Briefly, the story was as follows. Miss Bailey explained that she was in the Carlton branch of the Commonwealth Bank when an acquaintance showed her a ‘Missing Friends’ advertisement that mentioned her name. It stated that if she got in touch she would hear something to her advantage . Somewhat bewildered, she followed it up and discovered her remarkable good fortune.
‘My great uncle was a wholesale draper in Liverpool, and though I corresponded with him, I had never seen him. My great aunt came to Ulverstone some years ago, when I was quite little, and she took a fancy to me and wanted to take me back with her. My mother, however, was unwilling…After my great aunt’s visit, however, I frequently wrote to them.’
The inheritance was particularly newsworthy because Miss Bailey said she was an orphan, and that her life had been very difficult after she left Tasmania aged only thirteen.
The next step was for her to return to Ulverstone and finalise a few legal details regarding her identity. Until then she was to receive a weekly allowance from the estate of £20.
She said she was engaged to 26 year old contractor Louis Carter and that they would marry in March. Meanwhile, she was planning to buy a custom built car.
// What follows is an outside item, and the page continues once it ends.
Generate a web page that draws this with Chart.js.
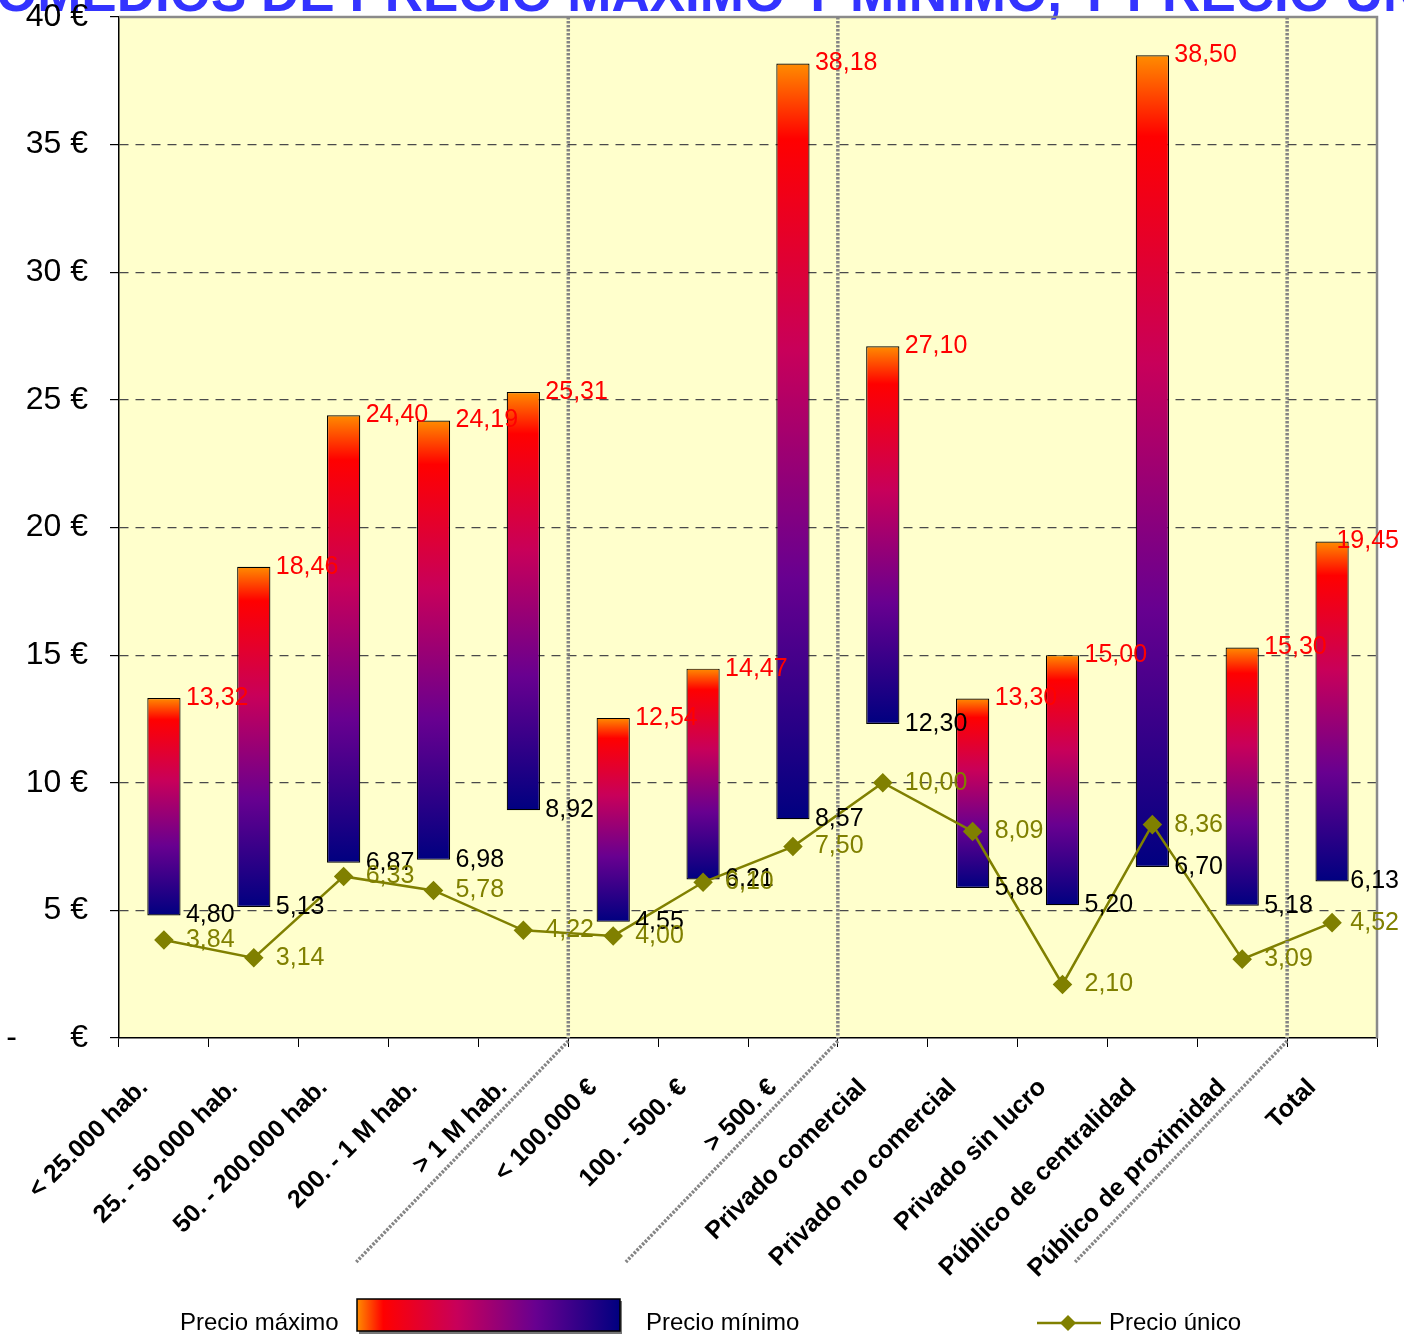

‘I suppose you will travel when everything is settled?’ Miss Bailey was asked. ‘Oh yes, my great aunt will no doubt want me to go to England. ‘
The proprietress of Surf House, Mrs McSweeney, spoke glowingly of her waitress turned wealthy paying guest; ‘She has a charming disposition, and is a general favourite. Yesterday I was not well, and Gwen promptly volunteered to act in her former role of waitress here.‘
I could imagine my hometown of Ulverstone being agog with this story, but oddly enough, nothing more appeared. It was also impossible to find any mention of her ‘intended’, Louis Carter.
Gwendoline was definitely born in Ulverstone in December 1906. to James and Frances (Fanny) Bailey. However, these turned out to be the only true facts in the newspaper reports.
There was never a published ‘unmasking’ of Gwendoline as having fabricated the story of her alleged wealthy relative, but that is what she had done.
A 1922 document in the Tasmanian archives reveals some startling information. It states that Gwendoline was admitted to the Magdalen Home in Hobart as a vagrant, aged 16. The institution was a reformatory for ‘fallen women’. Further, Gwendoline was definitely not an orphan. There was contact by the relevant government agency with her parents at this point. They were noted as being of good character. Both were alive and well and by then living further down the coast at Wynyard. We can only assume that they simply had no control over their daughter.
The most disturbing thing is a note written across the page. ‘ This girl was married to John Martin , age 60, at Devonport R.C. Church on 25th Jan. 1922.’ How the church allowed a marriage between a sixteen year old and a man old enough to be her grandfather is beyond me.
In the file was a letter from John Martin, who was trying to locate his young wife after she had run away from his home at Latrobe. She had been charged with vagrancy in Launceston.
Martin was informed that Gwendoline was an inmate of Magdalen’s. He asked them to find out if she was willing to return home to which they replied as follows;
Instead of returning to her elderly husband at Latrobe, Gwendoline vanished to Victoria. Then came news of that incredible ‘inheritance’.
No further reports of her appear in the newspaper archive TROVE. I can’t help wondering whatever happened to this troubled young woman.
She had many siblings, so perhaps a relative will know, although she did adopt various aliases.